Составители не претендуют, что собрали все истории. Это решительно невозможно – их больше, чем бумаги, на которой их можно было бы издать.
Не смеем мы утверждать и то, что все, что собрано здесь – правда или произошло именно так, как об этом рассказано. Многие истории и анекдоты «с бородой» читатель наверняка слышал или читал в других вариациях и даже с другими героями. Соль многих из описанных здесь историй не в точности, а в том, чтобы нашем восприятии знаменитые писатели, поэты, художники, актеры не становились монументами, не бронзовели, не утрачивали человеческие качества. Чтобы читатель не думал, что Лермонтов не умел шутить, Андерсен расхаживал по Копенгагену в окружении обожающих его детей, Чехов не превращался в нашем сознании в нечто полупрозрачно-эльфоподобное, лишенное человеческих эмоций и черт. Ведь был лет десять назад, после выхода фильма Виталия Мельникова «Поклонница» об одном из эпизодов биографии Чехова случай, когда зрители возмущались не неточностями и ошибками в биографии писателя (а их в фильме хватает), а сценой, когда Антон Павлович в поезде выбрасывает свой носовой платок в окно вагона. Мол, как мог сам Чехов так поступить? Немыслимо!
Однако нашей целью ни в коем случае не является некое развенчание великих. И пусть читателя не смущает глава, где говорится о маниях и фобиях знаменитых писателей.
Мы просто хотели показать, что самый талантливый человек – прежде всего, человек и не может изменить свою природу, хотели раскрыть другие стороны таланта и личности известных людей, рассказать неакадемические факты из их биографий и жизни их произведений и героев. Ну и конечно позабавить читателя по примеру Александра Сергеевича Пушкина, писавшего в предисловии к «Евгению Онегину»:
He мысля гордый свет забавить,
Вниманье дружбы возлюбя,
Хотел бы я тебе представить
Залог достойнее тебя,
Достойнее души прекрасной,
Святой исполненной мечты,
Поэзии живой и ясной,
Высоких дум и простоты;
Но так и быть – рукой пристрастной
Прими собранье пестрых глав,
Полусмешных, полупечальных,
Простонародных, идеальных,
Небрежный плод моих забав,
Бессонниц, легких вдохновений,
Незрелых и увядших лет,
Ума холодных наблюдений
И сердца горестных замет.
Поль Сезанн. Поцелуй музы
Часть 1. Как договориться с музой
Муза, как и любовь, осчастливливает свободно. Горе глупцу, горе нищему любви, если он хочет силою взять то, что ему не дается добровольно.
Единой страсти мало для стиха. Без Музы ничего не происходит. Она приходит – кто ее искал? Искал, но не нашел. Она уходит.

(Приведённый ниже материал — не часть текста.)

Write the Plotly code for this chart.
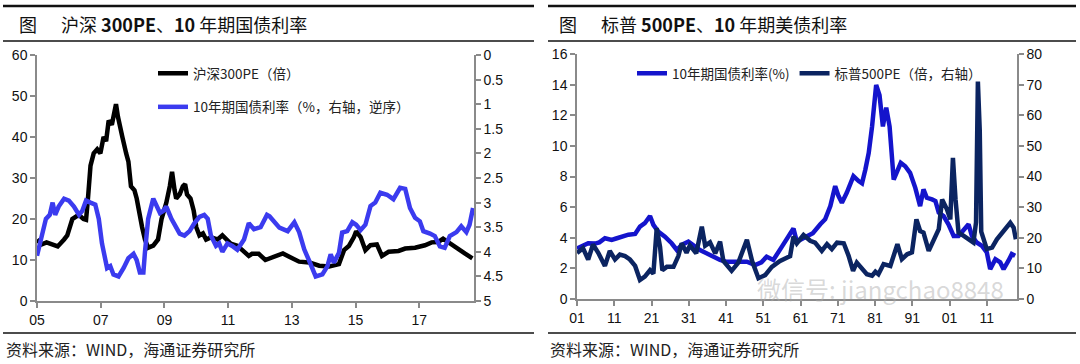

Французский писатель епископ Жак Бенин Боссюэ любил ждать прихода вдохновения в холоде и уединении. Он запирался в неотапливаемой комнате, правда, заботливо закутав голову в меха.
У великого Вольтера мысли буквально кипели, и он одновременно писал несколько произведений. Все они раскладывались на пюпитре и столе. Писатель произвольно выбирал первое попавшееся и начинал над ним работать.
Сосредоточиться на работе Фридриху Шиллеру помогал запах гнилых яблок. Обычно ими был набит ящик письменного стола в кабинете Шиллера. О странности автора «Писем об эстетическом воспитании человека» мы бы, может, и не узнали, если бы не болтливость его лучшего друга – Иоганна Гете.
На фоне гнилых яблок менее пугающими кажутся другие привычки Шиллера. Так, современники писателя рассказывали, что он завешивал кабинет красными шторами. А также погружал ноги в ледяную воду во время письма. По словам литератора, «это его бодрило».
Иоганн Вольфганг Гете работал только в закрытых помещениях, куда не должен был проникать свежий воздух. Поэт маниакально боялся сквозняков. И, видимо, не зря: умер он именно от простуды. Последними его словами была фраза «Пожалуйста, закройте окно!».
Эдгар Аллан По мог часами сидеть за письменным столом и молча тупо смотреть на лежавший чистый лист, в ожидании, пока муза вдохновения не сжалится над ним.
В жесткие рамки ставила свое вдохновение и французская писательница Жорж Санд. Ежедневно она писала только до 11 часов и, если, скажем, «заканчивала» роман в 10.30, то тут же начинала новый, над которым работала только полчаса.
Великолепный мастер новеллы Проспер Мериме вообще писал, по его словам, «от нечего делать».